I couldn’t wait to show Scout the stunning orange hoodoos at Bryce Canyon National Park, where we planned to camp for two nights.
I was less excited to deal with Archie at a national park with nothing separating him and the terrier-provoking sounds of the great outdoors but a thin layer of tent fabric.
Archie is a fantastic dog—whip smart, feisty, loving, hilarious. We adore him and his zany antics.
But Jack Russell Terriers are focused and aggressive hunters, which means Archie requires special handling (think nitroglycerine or a loaded gun) around chaseable or bark-inducing things like say squirrels. Or birds. Or elk. Or coyotes. Or other dogs. Or things rustling in the underbrush. Or sounds coming from the camp bathroom. Or people talking outside the tent at night…
Also Archie tends to freak out and get hysterically barky around large dogs, women with frizzy hair (seriously), and small children.
Pretend you’re a squirrel…
I fully expected him to erupt at some barely-audible noise at 4am and piss off the other campers, but my good boy stayed quiet all night and—since I’m his nocturnal wrangler—I enjoyed a good night’s sleep.
Scout gamely roasting apple slices over the campfire because I was too cheap to pay $3.5o for marshmallows at the camp store until the following day, when I realized how depressing that was and relented.

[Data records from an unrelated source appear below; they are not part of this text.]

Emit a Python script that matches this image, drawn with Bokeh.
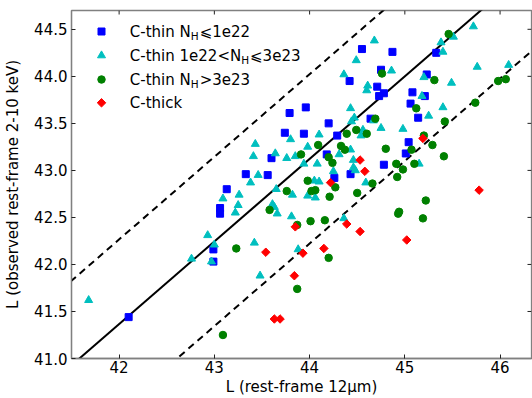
import math
from bokeh.plotting import figure
from bokeh.models import Range1d, FixedTicker, Label
from bokeh.embed import file_html
from bokeh.resources import INLINE

# ---------------- data ----------------
thin_low_x = [42.10, 42.99, 42.99, 43.06, 43.06, 43.13, 43.33, 43.56, 43.60, 43.74, 43.79, 43.96,
              43.94, 44.20, 44.18, 44.29, 44.26, 44.43, 44.42, 44.55, 44.87, 44.75, 44.71, 44.78,
              44.73, 44.64, 44.78, 45.01, 45.04, 45.06, 45.08, 45.14, 45.21, 45.23, 45.33]
thin_low_y = [41.44, 42.16, 42.03, 42.60, 42.54, 42.80, 42.96, 42.95, 43.13, 43.40, 43.61, 43.67,
              43.39, 43.50, 43.17, 43.37, 42.92, 42.96, 43.95, 44.29, 44.26, 44.07, 43.89, 43.82,
              43.79, 43.55, 43.06, 43.18, 43.30, 43.71, 43.83, 43.56, 43.79, 44.02, 44.25]

thin_mid_x = [41.68, 42.76, 42.93, 43.00, 42.97, 43.09, 43.26, 43.25, 43.22, 43.42, 43.48, 43.61,
              43.63, 43.66, 43.81, 43.82, 43.88, 43.43, 43.41, 43.46, 43.38, 43.64, 43.76, 43.80,
              43.85, 43.65, 44.68, 44.49, 44.36, 44.86, 44.61, 44.60, 44.43, 44.47, 44.44, 44.67,
              45.72, 45.38, 45.51, 45.40, 45.76, 46.09, 45.20, 45.49, 45.18, 45.40, 45.25, 44.75,
              44.98, 44.10, 44.54, 44.56, 43.98, 44.43, 44.31, 44.08, 43.94, 44.46, 44.46, 44.48,
              44.25, 44.10, 44.05, 44.59, 45.15, 43.98, 44.06, 44.36]
thin_mid_y = [41.62, 42.06, 42.31, 42.21, 42.03, 42.70, 42.74, 42.63, 42.55, 42.23, 41.88, 42.64,
              42.61, 42.54, 42.51, 42.74, 42.16, 43.28, 43.15, 42.95, 42.87, 43.18, 43.13, 43.33,
              43.15, 42.80, 44.38, 44.17, 44.02, 44.06, 43.90, 43.85, 43.66, 43.56, 43.52, 43.53,
              44.53, 44.36, 44.42, 44.26, 44.10, 44.12, 43.99, 43.93, 43.79, 43.67, 43.58, 43.45,
              43.44, 43.38, 43.37, 43.43, 43.25, 43.22, 43.17, 43.07, 43.07, 43.11, 43.03, 43.00,
              42.99, 42.88, 42.89, 42.87, 43.07, 42.73, 42.71, 42.49]

thin_high_x = [43.09, 43.23, 43.58, 43.76, 43.87, 43.87, 44.20, 44.01, 44.16, 44.21, 44.50, 44.02,
               44.06, 44.94, 44.93, 45.19, 45.22, 44.39, 44.49, 44.60, 44.09, 43.91, 44.33, 44.37,
               44.20, 44.24, 43.98, 44.27, 44.66, 44.80, 44.91, 44.98, 44.92, 45.07, 45.10, 45.46,
               45.31, 45.98, 46.06, 45.74, 45.12, 45.42, 45.29, 45.20, 45.41, 44.76, 44.69]
thin_high_y = [41.25, 42.17, 42.58, 42.78, 42.42, 41.74, 42.07, 42.46, 42.47, 42.72, 42.76, 42.78,
               42.79, 42.56, 42.54, 42.49, 42.68, 43.39, 43.43, 43.39, 43.27, 43.17, 43.26, 43.22,
               43.14, 43.08, 42.89, 42.82, 42.86, 43.23, 43.07, 43.01, 42.93, 43.22, 43.07, 44.45,
               43.96, 43.95, 43.97, 43.72, 43.66, 43.52, 43.27, 43.37, 43.15, 44.03, 43.55]

thick_x = [43.54, 43.85, 43.84, 43.63, 43.69, 43.93, 44.15, 44.39, 44.53, 45.02, 45.78, 44.53,
           44.58, 44.22, 45.19]
thick_y = [42.13, 42.40, 41.88, 41.42, 41.42, 42.12, 42.17, 42.43, 42.35, 42.26, 42.79, 43.11,
           42.99, 42.87, 43.34]

# relation and its scatter band
rel_slope = 0.878
rel_intercept = 4.49
rel_band = 0.9

x_ticks = [42, 43, 44, 45, 46]
x_tick_labels = ["42", "43", "44", "45", "46"]
y_ticks = [41.0, 41.5, 42.0, 42.5, 43.0, 43.5, 44.0, 44.5]
y_tick_labels = ["41.0", "41.5", "42.0", "42.5", "43.0", "43.5", "44.0", "44.5"]

x_label = "L (rest-frame 12μm)"
y_label = "L (observed rest-frame 2-10 keV)"

# ---------------- figure ----------------
X0, X1 = 41.5, 46.33
Y0, Y1 = 41.0, 44.70
FW, FH = 460, 348  # frame size in px

FONT = "DejaVu Sans"
SPINE = "#808080"
TICK = "#222222"

p = figure(width=532, height=398, x_range=Range1d(X0, X1), y_range=Range1d(Y0, Y1),
           output_backend="svg", toolbar_location=None,
           min_border_left=71, min_border_right=1, min_border_top=10, min_border_bottom=40)
p.grid.visible = False
p.background_fill_color = "white"
p.border_fill_color = "white"
p.outline_line_color = SPINE
p.outline_line_width = 1.3

for ax, ticks, labels in ((p.xaxis[0], x_ticks, x_tick_labels), (p.yaxis[0], y_ticks, y_tick_labels)):
    ax.ticker = FixedTicker(ticks=ticks)
    ax.major_label_overrides = {t: l for t, l in zip(ticks, labels)}
    ax.major_tick_in = 4
    ax.major_tick_out = 0
    ax.major_tick_line_color = TICK
    ax.minor_tick_line_color = None
    ax.axis_line_color = SPINE
    ax.axis_line_width = 1.3
    ax.major_label_text_font = FONT
    ax.major_label_text_font_size = "15px"
    ax.major_label_text_color = "black"
    ax.axis_label_text_font = FONT
    ax.axis_label_text_font_size = "15px"
    ax.axis_label_text_font_style = "normal"
    ax.axis_label_text_color = "black"

p.xaxis[0].axis_label = x_label
p.xaxis[0].major_label_standoff = 2
p.xaxis[0].axis_label_standoff = 2
p.yaxis[0].axis_label = y_label
p.yaxis[0].major_label_standoff = 4
p.yaxis[0].axis_label_standoff = 9

# mirrored inward tick marks on top and right edges
tick_len = 4
dy_tick = tick_len / FH * (Y1 - Y0)
dx_tick = tick_len / FW * (X1 - X0)
p.segment(x0=x_ticks, y0=[Y1] * len(x_ticks), x1=x_ticks, y1=[Y1 - dy_tick] * len(x_ticks),
          line_color=TICK, line_width=1)
p.segment(x0=[X1] * len(y_ticks), y0=y_ticks, x1=[X1 - dx_tick] * len(y_ticks), y1=y_ticks,
          line_color=TICK, line_width=1)

# relation lines
lx = [X0 - 0.2, X1 + 0.2]
ly = [rel_slope * v + rel_intercept for v in lx]
p.line(lx, ly, line_color="black", line_width=2)
p.line(lx, [v + rel_band for v in ly], line_color="black", line_width=2, line_dash="7 5")
p.line(lx, [v - rel_band for v in ly], line_color="black", line_width=2, line_dash="7 5")

BLUE, CYAN, GREEN, RED = "#0000ff", "#00bfbf", "#008000", "#ff0000"
styles = [
    dict(marker="square", size=7, color=BLUE, angle=0.0),
    dict(marker="triangle", size=8, color=CYAN, angle=0.0),
    dict(marker="circle", size=7.5, color=GREEN, angle=0.0),
    dict(marker="square", size=6, color=RED, angle=math.pi / 4),
]
series = [(thin_low_x, thin_low_y), (thin_mid_x, thin_mid_y),
          (thin_high_x, thin_high_y), (thick_x, thick_y)]
for (xs, ys), st in zip(series, styles):
    p.scatter(xs, ys, marker=st["marker"], size=st["size"], angle=st["angle"],
              fill_color=st["color"], line_color=st["color"])

# ---------------- legend (manual, for subscripts) ----------------
row_y = [327, 303, 279, 255.7]   # px from frame bottom
mark_x = 30                       # px from frame left
text_x = 58.3
EM = 15.0
SUB = 10.5


def to_data(sx, sy):
    return X0 + sx / FW * (X1 - X0), Y0 + sy / FH * (Y1 - Y0)


for st, ry in zip(styles, row_y):
    dx, dy = to_data(mark_x, ry)
    p.scatter([dx], [dy], marker=st["marker"], size=st["size"], angle=st["angle"],
              fill_color=st["color"], line_color=st["color"])

w_cthinN = 4.063 * EM
w_mid = 7.424 * EM
w_H = 0.752 * SUB + 1

legend_parts = [
    [("C-thin N", 0, EM, 0), ("H", w_cthinN, SUB, -4), ("⩽1e22", w_cthinN + w_H, EM, 0)],
    [("C-thin 1e22<N", 0, EM, 0), ("H", w_mid, SUB, -4), ("⩽3e23", w_mid + w_H, EM, 0)],
    [("C-thin N", 0, EM, 0), ("H", w_cthinN, SUB, -4), (">3e23", w_cthinN + w_H, EM, 0)],
    [("C-thick", 0, EM, 0)],
]
for parts, ry in zip(legend_parts, row_y):
    for txt, off, fs, dy in parts:
        p.add_layout(Label(x=text_x + off, y=ry + dy, x_units="screen", y_units="screen",
                           text=txt, text_font=FONT, text_font_size=f"{fs}px",
                           text_baseline="middle", text_align="left", text_color="black"))

open("out.html", "w").write(file_html(p, INLINE))
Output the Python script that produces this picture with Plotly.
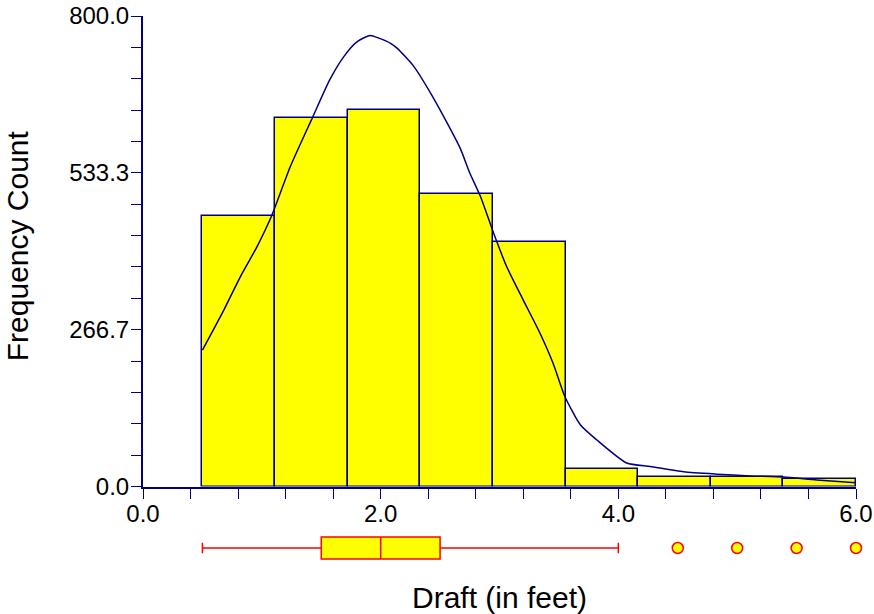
import plotly.graph_objects as go

# ---- data ----
bin_edges = [0.5, 1.111, 1.722, 2.333, 2.944, 3.556, 4.167, 4.778, 5.389, 6.0]
counts = [460, 626, 640, 497, 415, 29, 17, 16, 13]

curve_x = [0.50, 0.68, 0.82, 0.96, 1.08, 1.24, 1.43, 1.57, 1.69, 1.80, 1.91, 1.99,
           2.08, 2.14, 2.28, 2.42, 2.56, 2.67, 2.75, 2.84, 2.95, 3.06, 3.20, 3.34,
           3.45, 3.55, 3.68, 3.82, 4.07, 4.27, 4.55, 4.83, 5.11, 5.39, 5.67, 6.00]
curve_y = [232, 300, 357, 408, 459, 544, 629, 691, 731, 756, 767, 762,
           754, 745, 714, 669, 618, 575, 533, 493, 431, 374, 317, 261,
           210, 153, 105, 79, 40, 34, 25, 21, 18, 16, 11, 6.5]

box_q1 = 1.5
box_median = 2.0
box_q3 = 2.5
box_low = 0.5
box_high = 4.0
outliers = [4.5, 5.0, 5.5, 6.0]

x_tick_vals = [0.0, 0.4, 0.8, 1.2, 1.6, 2.0, 2.4, 2.8, 3.2, 3.6, 4.0, 4.4, 4.8, 5.2, 5.6, 6.0]
x_tick_labels = ["0.0", "", "", "", "", "2.0", "", "", "", "", "4.0", "", "", "", "", "6.0"]
y_tick_vals = [i * 800 / 15 for i in range(16)]
y_tick_labels = ["0.0", "", "", "", "", "266.7", "", "", "", "", "533.3", "", "", "", "", "800.0"]

x_title = "Draft (in feet)"
y_title = "Frequency Count"

NAVY = "#000080"
FONT = "Liberation Sans, Arial, sans-serif"

centers = [(bin_edges[i] + bin_edges[i + 1]) / 2 for i in range(len(counts))]
widths = [bin_edges[i + 1] - bin_edges[i] for i in range(len(counts))]

fig = go.Figure()
fig.add_trace(go.Bar(x=centers, y=counts, width=widths,
                     marker=dict(color="#ffff00", line=dict(color=NAVY, width=1.5)),
                     showlegend=False, hoverinfo="skip"))
fig.add_trace(go.Scatter(x=curve_x, y=curve_y, mode="lines",
                         line=dict(color=NAVY, width=1.5, shape="spline", smoothing=0.6),
                         showlegend=False, hoverinfo="skip"))
fig.add_trace(go.Box(y=[0], q1=[box_q1], median=[box_median], q3=[box_q3],
                     lowerfence=[box_low], upperfence=[box_high], orientation="h",
                     width=1.1, whiskerwidth=0.48, fillcolor="#ffff00",
                     line=dict(color="#ff0000", width=1.5), boxpoints=False,
                     xaxis="x2", yaxis="y2", showlegend=False, hoverinfo="skip"))
fig.add_trace(go.Scatter(x=outliers, y=[0] * len(outliers), mode="markers",
                         marker=dict(color="#ffff00", size=11, line=dict(color="#ff0000", width=1.5)),
                         xaxis="x2", yaxis="y2", cliponaxis=False, showlegend=False, hoverinfo="skip"))

axis_common = dict(showline=True, linecolor=NAVY, linewidth=2, ticks="outside",
                   tickcolor=NAVY, tickwidth=1.2, ticklen=10, showgrid=False, zeroline=False,
                   tickfont=dict(family=FONT, size=24, color="black"), tickmode="array")

fig.update_layout(
    width=874, height=614,
    margin=dict(l=143, r=18, t=16, b=0, autoexpand=False),
    paper_bgcolor="white", plot_bgcolor="white",
    bargap=0,
    xaxis=dict(range=[0, 6], domain=[0, 1], anchor="y", tickvals=x_tick_vals,
               ticktext=x_tick_labels, automargin=False, ticklabelstandoff=-5, **axis_common),
    yaxis=dict(range=[0, 800], domain=[0.2132, 1], anchor="x", tickvals=y_tick_vals,
               ticktext=y_tick_labels, automargin=False, ticklabelstandoff=-3, **axis_common),
    xaxis2=dict(matches="x", anchor="y2", visible=False, range=[0, 6]),
    yaxis2=dict(domain=[0.0769, 0.1438], range=[-1, 1], visible=False, anchor="x2"),
    annotations=[
        dict(text=x_title, xref="paper", yref="paper", x=0.5, y=0.0284,
             xanchor="center", yanchor="middle", showarrow=False,
             font=dict(family=FONT, size=30, color="black")),
        dict(text=y_title, xref="paper", yref="paper", x=-0.1767, y=0.615,
             xanchor="center", yanchor="middle", textangle=-90, showarrow=False,
             font=dict(family=FONT, size=30, color="black")),
    ],
)

fig.write_html("out.html")
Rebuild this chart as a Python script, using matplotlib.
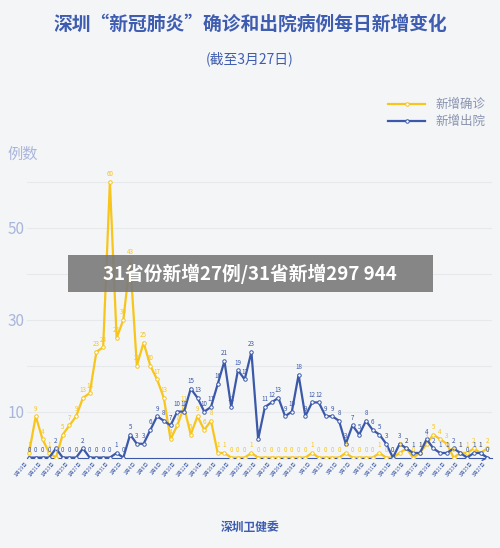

The next day Mark and I decided to split up and take separate canyon hikes. We’d much rather have gone together, but dogs aren’t allowed on the trails at Bryce, so we had to take turns hanging with Archie back at camp. Actually it worked out really well, because we gave each other rides to the trailhead, thereby avoiding the crowded park shuttle.
Scout and I hiked the Navajo Loop/Queen’s Garden Trail, a stunner route that only took a couple of hours. It’s scenic and popular, so I worried that it might be crowded. It was, but fortunately most of the other hikers were European (Germans, French and Spaniards mainly), which meant they had quiet trail voices. No problem.
Navajo Loop/Queen’s Garden Trail and victim
When we were done, look what I saw in the parking lot at the visitor center. It’s another traveling family! From France! The tagline on the hood says “A family around the world.” I looked up their website and discovered they are a family of five taking five years to travel the world in their camper. How awesome is that?!?
A world-traveling family from France!!! Fantastique!!!
I wish we could have squeezed in a few extra days at Bryce, but we need to get ourselves down to Mexico and start working, so off we went the next day.